Buio. Lei ticchetta al cellulare. Il gatto scende dal letto mentre lei lo interpella: «Nonno, dove vai?» (in altra scena: «L’ho chiamato così perché è la reincarnazione di mio nonno»). Dalla portafinestra un rumore, poi si apre. «Porca puttana, chi cazzo sei?» accendendo la luce. Un grosso uomo pelato con indosso, à poil, una casacca spessa di lana, tipo peruviana, con cappuccio e tasca frontale, si avvicina al letto rassicurando la padrona di casa: «Sono io, sono io». «Mi hai spaventato di brutto, non ti sopporto quando fai così». Il pelato fa avances maldestre con annessa dichiarazione d’amore sui generis: «Ti piace quando ti tocco i piedi, oggi pensavo a noi, ho bisogno che ti prendi cura di me, io ti amo, ho tanto bisogno di te…». «Chiudi quella cazzo di bocca, ok, ti scopo ma poi te ne vai, non dormirai qui stanotte».
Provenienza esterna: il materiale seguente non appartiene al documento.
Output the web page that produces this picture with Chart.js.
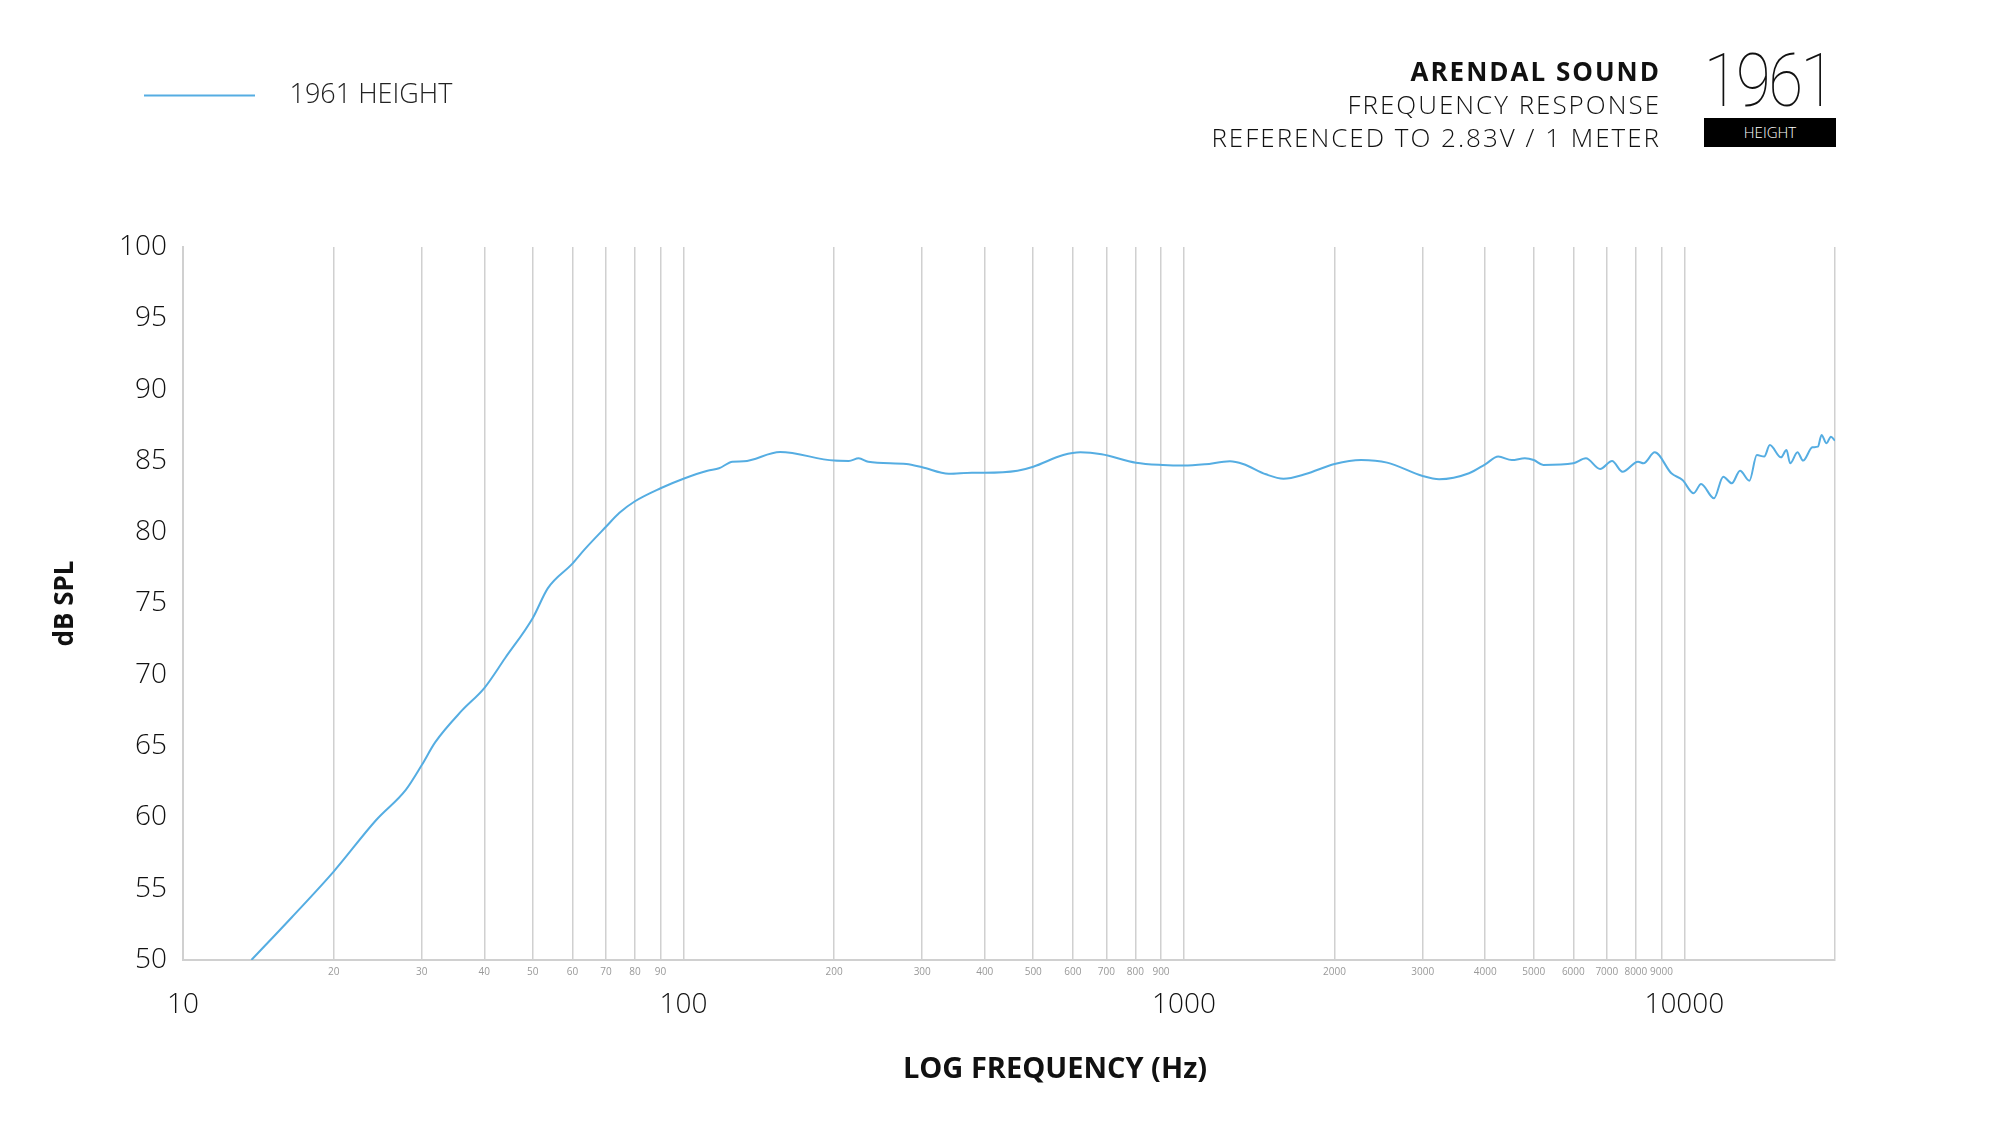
<!DOCTYPE html>
<html>
<head>
<meta charset="utf-8">
<script src="https://cdn.jsdelivr.net/npm/chart.js@4"></script>
<style>
  html, body { margin: 0; padding: 0; background: #fff; }
  #wrap { position: relative; width: 2000px; height: 1127px; }
  #chart { position: absolute; left: 0; top: 0; }
  .heading { position: absolute; right: 339px; top: 55px; text-align: right; letter-spacing: 2px;
    font-family: "Open Sans", sans-serif; font-weight: 300; font-size: 26px; line-height: 33px; color: #111; }
  .heading b { font-weight: 700; }
  .model { position: absolute; left: 1694px; top: 44px; width: 140px; text-align: center; letter-spacing: -3px;
    font-family: Roboto, sans-serif; font-weight: 100; font-size: 74px; line-height: 74px; color: #111;
    transform: scaleX(0.86); transform-origin: 50% 50%; }
  .tag { position: absolute; left: 1704px; top: 118px; width: 132px; height: 29px; background: #000; color: #fff;
    text-align: center; font-family: "Open Sans", sans-serif; font-weight: 300; font-size: 15px; line-height: 29px; }
</style>
</head>
<body>
<div id="wrap">
  <canvas id="chart" width="2000" height="1127"></canvas>
  <div class="heading"><b>ARENDAL SOUND</b><br>FREQUENCY RESPONSE<br>REFERENCED TO 2.83V / 1 METER</div>
  <div class="model">1961</div>
  <div class="tag">HEIGHT</div>
</div>
<script>
const freqHz = [13.7, 16.5, 20, 24.3, 27.9, 30, 31.9, 36.1, 40, 44, 50, 53.6, 60, 63.4, 70, 74.5, 80, 90, 100,
  111.7, 117.8, 125.3, 132, 156, 200, 214, 224, 234, 279, 300, 339, 377, 400, 465, 500, 574, 621, 685, 802, 907,
  1000, 1102, 1236, 1313, 1459, 1581, 1751, 2000, 2260, 2547, 3000, 3236, 3713, 4000, 4248, 4521, 4800, 5000,
  5228, 6000, 6357, 6786, 7170, 7522, 8080, 8287, 8727, 9420, 9915, 10437, 10800, 11460, 11960, 12440, 12920,
  13490, 13960, 14440, 14820, 15600, 16000, 16270, 16830, 17270, 18020, 18490, 18800, 19230, 19630, 20000];
const splDb = [50.0, 53.0, 56.2, 59.8, 61.95, 63.67, 65.26, 67.5, 69.07, 71.16, 73.99, 76.08, 77.8, 78.78, 80.38, 81.36, 82.17, 83.08, 83.75,
  84.31, 84.48, 84.94, 84.97, 85.62, 85.02, 85.0, 85.18, 84.94, 84.78, 84.55, 84.1, 84.17, 84.17, 84.31, 84.59, 85.41, 85.6, 85.46, 84.87, 84.71,
  84.67, 84.76, 84.97, 84.78, 84.06, 83.75, 84.08, 84.78, 85.06, 84.88, 83.94, 83.71, 84.13, 84.76, 85.3, 85.06, 85.18, 85.06,
  84.71, 84.83, 85.18, 84.43, 84.99, 84.24, 84.94, 84.83, 85.6, 84.13, 83.66, 82.73, 83.38, 82.38, 83.89, 83.43, 84.31,
  83.61, 85.41, 85.3, 86.11, 85.25, 85.76, 84.83, 85.6, 85.02, 85.95, 86.0, 86.82, 86.24, 86.7, 86.42];

const majorTicks = [10, 100, 1000, 10000];
const minorTicks = [20, 30, 40, 50, 60, 70, 80, 90, 200, 300, 400, 500, 600, 700, 800, 900,
  2000, 3000, 4000, 5000, 6000, 7000, 8000, 9000];
const gridTicks = majorTicks.concat(minorTicks, [20000]).sort((a, b) => a - b);
const yTicks = [50, 55, 60, 65, 70, 75, 80, 85, 90, 95, 100];

const lineColor = "#55ade2";
const gridColor = "#d0d0d0";
const font = "'Open Sans', sans-serif";

// legend swatch: a short line, left part of a wider box so the label sits further right
const swatch = document.createElement("canvas");
swatch.width = 132; swatch.height = 4;
(function() {
  const c = swatch.getContext("2d");
  c.strokeStyle = lineColor; c.lineWidth = 2;
  c.beginPath(); c.moveTo(0, 2); c.lineTo(111, 2); c.stroke();
})();

// legend sits at the top left, well above the plot; axis title is nudged right like the original
const layoutTweaks = {
  id: "layoutTweaks",
  beforeInit(chart) {
    const fit = chart.legend.fit;
    chart.legend.fit = function() {
      fit.call(this);
      this.height = 175;
    };
  },
  afterLayout(chart) {
    chart.legend.left = 134;
    chart.scales.x2.left += 92;
  }
};

new Chart(document.getElementById("chart"), {
  type: "line",
  data: {
    datasets: [{
      label: "1961 HEIGHT",
      data: freqHz.map((f, i) => ({ x: f, y: splDb[i] })),
      borderColor: lineColor,
      backgroundColor: lineColor,
      borderWidth: 2,
      pointRadius: 0,
      pointStyle: swatch,
      cubicInterpolationMode: "monotone",
      fill: false,
      xAxisID: "x",
      yAxisID: "y"
    }]
  },
  options: {
    responsive: false,
    animation: false,
    layout: { padding: { left: 0, right: 165, top: 72, bottom: 0 } },
    plugins: {
      tooltip: { enabled: false },
      legend: {
        position: "top",
        align: "start",
        labels: {
          usePointStyle: true,
          pointStyleWidth: 132,
          padding: 10,
          color: "#222",
          font: { family: font, size: 27, weight: 300 }
        }
      }
    },
    scales: {
      x: {
        type: "logarithmic",
        min: 10, max: 20000,
        position: "bottom",
        weight: 0,
        afterBuildTicks: s => { s.ticks = gridTicks.map(v => ({ value: v })); },
        afterFit: s => { s.height = 20; },
        grid: { color: gridColor, lineWidth: 1.5, drawTicks: false },
        border: { color: gridColor, width: 2 },
        ticks: {
          autoSkip: false, maxRotation: 0, padding: 6, color: "#999",
          font: { family: font, size: 10 },
          callback: v => minorTicks.includes(v) ? String(v) : ""
        }
      },
      x2: {
        type: "logarithmic",
        min: 10, max: 20000,
        position: "bottom",
        weight: 1,
        afterBuildTicks: s => { s.ticks = majorTicks.map(v => ({ value: v })); },
        afterFit: s => { s.height = 147; },
        grid: { display: false, drawTicks: false },
        border: { display: false },
        ticks: {
          autoSkip: false, maxRotation: 0, padding: 8, color: "#111",
          font: { family: font, size: 28, weight: 300 },
          callback: v => String(v)
        },
        title: {
          display: true, text: "LOG FREQUENCY (Hz)", color: "#111",
          font: { family: font, size: 29, weight: "bold" },
          padding: { top: 0, bottom: 40 }
        }
      },
      y: {
        min: 50, max: 100,
        position: "left",
        afterBuildTicks: s => { s.ticks = yTicks.map(v => ({ value: v })); },
        afterFit: s => { s.width = 183; },
        grid: { drawOnChartArea: false, drawTicks: false, color: gridColor },
        border: { color: gridColor, width: 2 },
        ticks: { padding: 16, color: "#111", font: { family: font, size: 28, weight: 300 } },
        title: {
          display: true, text: "dB SPL", color: "#111",
          font: { family: font, size: 26, weight: "bold" },
          padding: { top: 50, bottom: 0 }
        }
      }
    }
  },
  plugins: [layoutTweaks]
});
</script>
</body>
</html>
Lui scodinzolante: «Va bene, perfetto». E lo fanno. Stacco. Hanno cambiato stanza, lei è riversa prona su un tavolo traballante e lui, dentro di lei, urla «Io sono il guerriero di dio!». Stacco. Lui russa nel letto accanto a lei che lo guarda afflitta. Un mese dopo. La routine di coppia con Eric è a base di eccessi: lui sotto cocaina le propone di stare seduti a leggere un libro, concentrati. Lei non accetta e, piuttosto, lo accusa di avere un serio problema di droga, mentre inghiotte una pasticca. «Che cos’è quella?» «La droga che devo prendere per stare con te». Stacco. Una scopata che lui accelera al suono del clacson della madre, venuta a prenderlo per andare al centro commerciale. Lei è basita. «Se adesso te ne vai con tua madre non sei altro che uno sfigato». «Tu sei incasinata come me, solo che io ho le palle per ammetterlo. Mamma, andiamo». Lei, dal finestrino, in risposta alla madre: «Lui non è un mio amico, il suo sperma è ancora dentro di me. Eric è finita». Poi rientra a casa in lacrime.

Mickey è la protagonista femminile (interpretata magistralmente dalla bella e tenebrosa Gillian Jacobs) della serie tv Love ideata, scritta e prodotta da Judd Apatow. Mickey ce le ha tutte: è alcolista anonima che fallisce il metodo dei dodici passi trasgredendo la sobrietà dopo 374 giorni e venti ore; ha rapporti sessuali con il suo capo (un pretestuoso psicologo presuntuoso che risponde in diretta radiofonica alle domande degli ascoltatori) – che la disgusta e che disprezza sul piano umano – solo per tenerlo in pugno con la scusa del ricatto; sparolaccia dal primo momento in cui apre gli occhi fino a quando sviene a faccia in giù su un letto qualsiasi, alle volte il suo; è talmente terrorizzata dalla possibilità di provare sentimenti che combina un appuntamento tra la sua coinquilina provinciale e Gus, lo sfigato nasuto occhialuto, tutor in una serie tv di streghe per adolescenti, troppo loser per dargli credito lei stessa.

È una che dice «non siamo tutti scagnozzi?» come auto giustificazione di licenziare qualcuno conto terzi. Che mangia gli spaghetti da sola alle due di notte seduta sul piano di lavoro della cucina. Che dichiara ad una folla di invasati religiosi «Sperare nell’amore ha rovinato tutta la mia vita», vestita di un costume intero scollato sulla schiena e sopra un paio di jeans. Che finisce all’alba con le ciabatte sopra i calzini di spugna in un supermarket 24hours senza aver ricordato di prendere il portafogli e parte con un attacco isterico al negoziante orientale: «Amico, vivo a due isolati da qui, corro a casa a prendere i soldi e torno, ti darò una grossa mancia … Ho un fottuto bisogno di questo caffè immediatamente, mi serve per carburare, ti prego fammi credito». Salvata in corner dal nerd con gli occhiali che dice «pago io». E da quelle due paroline pronunciate sotto lo sconcerto del cinese e della bella addicted comincia tutto. Allora, tutte vorremmo essere Mickey. Fanculo.